Broker Schedule

VM Schedules

The consumer VM is scheduled to start each night and stop each morning using a resource policy. The schedule is set when the VM instance is created. The schedule is disabled in testing instances. To view or update the schedule, see View and Access Resources: Compute Engine VMs To manually start/stop an instance, see Run the Broker.

Uptime Check Schedules

Note

The following setup is cumbersome and has the further disadvantage that it has to be scheduled separately from the VMs. Fixing it is part of #109.

The Cloud Function check_cue_response checks whether instances are running or terminated, as appropriate for the time of day.
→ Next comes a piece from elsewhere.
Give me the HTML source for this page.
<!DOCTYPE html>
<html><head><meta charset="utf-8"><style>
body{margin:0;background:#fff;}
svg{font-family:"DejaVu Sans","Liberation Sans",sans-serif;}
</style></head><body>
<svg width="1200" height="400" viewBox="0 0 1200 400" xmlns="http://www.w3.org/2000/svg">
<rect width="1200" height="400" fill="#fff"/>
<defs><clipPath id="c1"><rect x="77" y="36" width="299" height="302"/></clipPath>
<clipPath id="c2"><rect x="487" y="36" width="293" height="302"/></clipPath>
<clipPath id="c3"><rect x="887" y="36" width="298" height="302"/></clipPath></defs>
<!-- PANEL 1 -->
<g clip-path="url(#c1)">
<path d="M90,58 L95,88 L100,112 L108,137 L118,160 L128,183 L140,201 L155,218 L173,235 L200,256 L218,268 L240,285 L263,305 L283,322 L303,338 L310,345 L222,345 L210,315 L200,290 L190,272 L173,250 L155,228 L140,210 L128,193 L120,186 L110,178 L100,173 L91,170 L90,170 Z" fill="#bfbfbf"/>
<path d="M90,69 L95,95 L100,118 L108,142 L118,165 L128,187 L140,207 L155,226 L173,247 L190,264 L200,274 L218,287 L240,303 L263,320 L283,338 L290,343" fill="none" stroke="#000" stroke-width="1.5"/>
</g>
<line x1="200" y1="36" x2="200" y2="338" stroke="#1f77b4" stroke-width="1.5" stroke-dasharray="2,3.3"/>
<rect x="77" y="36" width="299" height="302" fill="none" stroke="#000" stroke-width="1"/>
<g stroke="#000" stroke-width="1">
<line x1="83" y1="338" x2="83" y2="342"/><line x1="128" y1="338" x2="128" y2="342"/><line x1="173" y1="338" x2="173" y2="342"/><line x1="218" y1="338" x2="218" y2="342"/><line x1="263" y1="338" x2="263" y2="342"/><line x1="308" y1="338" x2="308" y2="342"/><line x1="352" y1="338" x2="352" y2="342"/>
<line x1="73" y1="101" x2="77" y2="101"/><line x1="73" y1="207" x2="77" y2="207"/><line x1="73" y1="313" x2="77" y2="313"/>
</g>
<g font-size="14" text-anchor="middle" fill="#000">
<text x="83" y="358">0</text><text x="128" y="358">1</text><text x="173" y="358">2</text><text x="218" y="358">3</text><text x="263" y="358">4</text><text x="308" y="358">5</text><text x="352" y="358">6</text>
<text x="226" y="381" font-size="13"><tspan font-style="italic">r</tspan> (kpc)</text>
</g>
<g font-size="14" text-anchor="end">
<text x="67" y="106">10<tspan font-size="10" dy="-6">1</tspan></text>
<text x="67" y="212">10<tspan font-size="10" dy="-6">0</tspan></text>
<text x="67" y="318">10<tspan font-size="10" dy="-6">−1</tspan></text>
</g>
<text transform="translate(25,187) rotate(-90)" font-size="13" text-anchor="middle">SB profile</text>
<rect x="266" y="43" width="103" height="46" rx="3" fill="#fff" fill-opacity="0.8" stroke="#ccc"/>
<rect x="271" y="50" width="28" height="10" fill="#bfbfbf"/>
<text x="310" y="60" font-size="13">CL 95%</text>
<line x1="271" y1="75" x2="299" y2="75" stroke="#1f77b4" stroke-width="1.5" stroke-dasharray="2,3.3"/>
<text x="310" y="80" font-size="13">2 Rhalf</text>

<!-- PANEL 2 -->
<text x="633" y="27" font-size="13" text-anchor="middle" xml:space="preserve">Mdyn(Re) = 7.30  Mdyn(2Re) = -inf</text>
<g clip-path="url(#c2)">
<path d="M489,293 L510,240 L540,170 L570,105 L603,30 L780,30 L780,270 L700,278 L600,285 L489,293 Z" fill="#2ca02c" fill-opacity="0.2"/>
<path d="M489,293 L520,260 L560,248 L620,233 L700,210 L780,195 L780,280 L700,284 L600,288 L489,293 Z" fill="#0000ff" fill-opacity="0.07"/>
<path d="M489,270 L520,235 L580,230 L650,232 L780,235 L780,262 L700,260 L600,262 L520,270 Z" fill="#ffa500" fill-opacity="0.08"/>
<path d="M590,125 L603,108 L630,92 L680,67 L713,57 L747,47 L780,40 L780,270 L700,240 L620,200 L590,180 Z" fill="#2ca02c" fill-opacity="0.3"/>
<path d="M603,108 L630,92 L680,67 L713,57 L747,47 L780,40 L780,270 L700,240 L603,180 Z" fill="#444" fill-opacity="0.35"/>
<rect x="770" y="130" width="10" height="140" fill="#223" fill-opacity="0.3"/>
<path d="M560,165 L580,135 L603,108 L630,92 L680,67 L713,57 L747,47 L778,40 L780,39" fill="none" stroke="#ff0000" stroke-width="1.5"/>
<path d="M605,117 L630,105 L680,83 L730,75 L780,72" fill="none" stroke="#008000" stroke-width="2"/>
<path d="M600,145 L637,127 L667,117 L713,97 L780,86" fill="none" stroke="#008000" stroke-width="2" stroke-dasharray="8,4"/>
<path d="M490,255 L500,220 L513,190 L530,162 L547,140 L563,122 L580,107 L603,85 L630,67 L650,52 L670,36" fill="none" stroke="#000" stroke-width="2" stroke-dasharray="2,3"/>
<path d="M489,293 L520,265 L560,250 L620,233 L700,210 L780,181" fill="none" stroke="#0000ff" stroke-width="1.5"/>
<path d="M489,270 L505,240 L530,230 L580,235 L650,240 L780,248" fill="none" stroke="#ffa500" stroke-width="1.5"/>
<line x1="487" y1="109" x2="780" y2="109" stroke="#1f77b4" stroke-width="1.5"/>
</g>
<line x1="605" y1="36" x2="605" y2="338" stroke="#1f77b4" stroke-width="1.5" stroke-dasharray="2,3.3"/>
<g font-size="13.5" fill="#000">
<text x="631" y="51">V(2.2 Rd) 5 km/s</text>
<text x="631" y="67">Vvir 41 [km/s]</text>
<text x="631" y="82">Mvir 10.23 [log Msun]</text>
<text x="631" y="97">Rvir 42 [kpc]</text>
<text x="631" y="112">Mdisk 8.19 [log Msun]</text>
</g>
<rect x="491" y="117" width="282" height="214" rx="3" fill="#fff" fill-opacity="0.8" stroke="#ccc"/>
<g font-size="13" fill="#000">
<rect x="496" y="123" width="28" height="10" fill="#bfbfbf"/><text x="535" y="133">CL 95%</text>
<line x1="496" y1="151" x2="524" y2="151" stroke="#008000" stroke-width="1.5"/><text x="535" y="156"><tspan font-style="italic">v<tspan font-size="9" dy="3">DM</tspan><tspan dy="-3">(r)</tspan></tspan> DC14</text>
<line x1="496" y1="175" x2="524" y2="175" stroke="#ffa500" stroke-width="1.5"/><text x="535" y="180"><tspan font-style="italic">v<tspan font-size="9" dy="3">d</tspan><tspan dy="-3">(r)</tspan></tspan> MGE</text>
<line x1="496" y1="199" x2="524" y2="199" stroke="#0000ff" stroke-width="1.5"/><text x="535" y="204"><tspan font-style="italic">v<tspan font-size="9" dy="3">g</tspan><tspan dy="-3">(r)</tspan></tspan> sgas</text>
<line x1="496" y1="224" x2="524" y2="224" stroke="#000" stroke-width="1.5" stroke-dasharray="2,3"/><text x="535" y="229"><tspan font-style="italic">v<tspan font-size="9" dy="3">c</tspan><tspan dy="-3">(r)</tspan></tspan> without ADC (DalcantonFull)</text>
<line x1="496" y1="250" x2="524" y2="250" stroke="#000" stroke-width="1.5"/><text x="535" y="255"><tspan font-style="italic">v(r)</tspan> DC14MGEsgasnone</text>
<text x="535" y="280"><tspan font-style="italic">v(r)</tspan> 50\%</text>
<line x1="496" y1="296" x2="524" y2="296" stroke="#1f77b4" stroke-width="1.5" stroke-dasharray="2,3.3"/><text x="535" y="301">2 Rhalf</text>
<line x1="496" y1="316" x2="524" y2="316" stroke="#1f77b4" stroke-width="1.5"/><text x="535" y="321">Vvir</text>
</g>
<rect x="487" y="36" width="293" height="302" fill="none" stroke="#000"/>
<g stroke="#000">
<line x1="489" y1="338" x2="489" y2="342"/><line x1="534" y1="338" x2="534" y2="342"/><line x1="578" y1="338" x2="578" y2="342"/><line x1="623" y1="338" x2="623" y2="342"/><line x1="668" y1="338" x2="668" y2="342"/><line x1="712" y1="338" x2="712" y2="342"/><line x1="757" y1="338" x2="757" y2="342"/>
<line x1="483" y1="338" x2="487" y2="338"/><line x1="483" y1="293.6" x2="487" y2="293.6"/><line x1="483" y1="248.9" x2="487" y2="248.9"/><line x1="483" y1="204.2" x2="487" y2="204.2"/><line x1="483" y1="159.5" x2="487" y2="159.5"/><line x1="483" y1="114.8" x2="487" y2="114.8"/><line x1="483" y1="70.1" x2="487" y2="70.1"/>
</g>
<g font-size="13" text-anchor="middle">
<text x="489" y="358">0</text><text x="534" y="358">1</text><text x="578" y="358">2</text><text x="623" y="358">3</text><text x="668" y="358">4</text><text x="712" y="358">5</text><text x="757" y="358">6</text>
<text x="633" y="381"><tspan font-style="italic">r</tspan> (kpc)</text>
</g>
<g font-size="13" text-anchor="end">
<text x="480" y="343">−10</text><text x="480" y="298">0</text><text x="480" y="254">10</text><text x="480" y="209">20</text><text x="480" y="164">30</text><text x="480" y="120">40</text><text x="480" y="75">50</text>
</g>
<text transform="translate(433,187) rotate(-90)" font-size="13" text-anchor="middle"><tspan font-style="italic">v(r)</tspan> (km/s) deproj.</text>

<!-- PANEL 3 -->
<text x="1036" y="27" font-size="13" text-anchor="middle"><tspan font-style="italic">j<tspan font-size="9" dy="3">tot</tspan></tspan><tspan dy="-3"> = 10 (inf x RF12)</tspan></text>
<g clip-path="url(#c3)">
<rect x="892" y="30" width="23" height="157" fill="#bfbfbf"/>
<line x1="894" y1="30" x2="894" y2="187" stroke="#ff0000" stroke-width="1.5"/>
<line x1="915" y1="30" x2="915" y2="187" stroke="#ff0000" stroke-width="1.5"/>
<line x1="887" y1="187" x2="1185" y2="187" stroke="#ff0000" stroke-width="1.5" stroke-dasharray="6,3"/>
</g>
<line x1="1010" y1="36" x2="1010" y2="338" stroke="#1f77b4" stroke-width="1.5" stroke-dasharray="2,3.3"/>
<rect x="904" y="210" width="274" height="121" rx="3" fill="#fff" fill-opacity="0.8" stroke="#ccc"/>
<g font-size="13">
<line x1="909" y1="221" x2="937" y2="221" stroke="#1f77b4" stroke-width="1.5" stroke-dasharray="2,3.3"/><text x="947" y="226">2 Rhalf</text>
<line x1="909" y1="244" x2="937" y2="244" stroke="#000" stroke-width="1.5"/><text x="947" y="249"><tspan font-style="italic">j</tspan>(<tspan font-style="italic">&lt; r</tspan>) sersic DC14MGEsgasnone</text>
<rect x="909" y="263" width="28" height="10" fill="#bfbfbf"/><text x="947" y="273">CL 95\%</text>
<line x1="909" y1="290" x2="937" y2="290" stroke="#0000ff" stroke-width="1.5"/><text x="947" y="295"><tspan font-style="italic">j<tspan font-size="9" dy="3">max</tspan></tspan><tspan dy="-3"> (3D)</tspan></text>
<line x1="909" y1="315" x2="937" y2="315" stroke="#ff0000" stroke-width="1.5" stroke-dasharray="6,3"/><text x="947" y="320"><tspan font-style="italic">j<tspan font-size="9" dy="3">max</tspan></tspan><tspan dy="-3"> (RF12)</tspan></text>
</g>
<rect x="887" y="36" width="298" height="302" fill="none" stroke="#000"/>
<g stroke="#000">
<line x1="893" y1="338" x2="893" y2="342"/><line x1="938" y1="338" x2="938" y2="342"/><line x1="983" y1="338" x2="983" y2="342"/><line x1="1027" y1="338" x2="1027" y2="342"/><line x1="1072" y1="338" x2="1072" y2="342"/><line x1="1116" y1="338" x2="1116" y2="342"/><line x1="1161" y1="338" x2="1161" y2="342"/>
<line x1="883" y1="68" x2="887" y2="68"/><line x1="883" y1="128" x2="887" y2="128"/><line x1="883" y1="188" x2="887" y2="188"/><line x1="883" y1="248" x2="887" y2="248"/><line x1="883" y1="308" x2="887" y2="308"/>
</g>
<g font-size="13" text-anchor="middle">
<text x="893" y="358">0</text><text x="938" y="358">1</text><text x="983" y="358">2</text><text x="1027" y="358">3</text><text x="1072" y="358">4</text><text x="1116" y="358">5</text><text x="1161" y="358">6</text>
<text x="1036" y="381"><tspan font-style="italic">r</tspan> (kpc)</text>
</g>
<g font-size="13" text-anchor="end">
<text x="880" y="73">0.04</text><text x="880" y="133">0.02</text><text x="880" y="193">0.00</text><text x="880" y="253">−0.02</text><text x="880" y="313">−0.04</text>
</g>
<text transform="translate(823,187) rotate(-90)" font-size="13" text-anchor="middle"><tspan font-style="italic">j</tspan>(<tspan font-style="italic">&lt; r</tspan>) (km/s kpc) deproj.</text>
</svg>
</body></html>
The process looks like this:

Cloud Scheduler cron job -> Pub/Sub message -> Cloud Function

The cron job sends a Pub/Sub message that simply contains the cue: START or END. The Cloud Function receives the message, and checks whether the VMs are either running or stopped, as expected. If the response is not as expected, “Critical” errors are raised which trigger a GCP alerting policy. By default, the cron jobs of a Testing instance are paused immediately after creation.

Alerting policy

An alerting policy was created manually to notify Troy Raen of anything written to the log named check-cue-response-cloudfnc that has severity 'CRITICAL'. Every broker instance has a unique check_cue_response Cloud Function, but they all write to the same log. Therefore, a new policy does not need to be created with each new broker instance. (Also, recall that the auto-scheduler is typically only active in Production instances.)

To update the existing policy, or create a new one, see:

Where to look if there’s a problem

See View and Access Resources for details like where to view logs, how to ssh into a VM, and where to view Dataflow jobs on the GCP Console.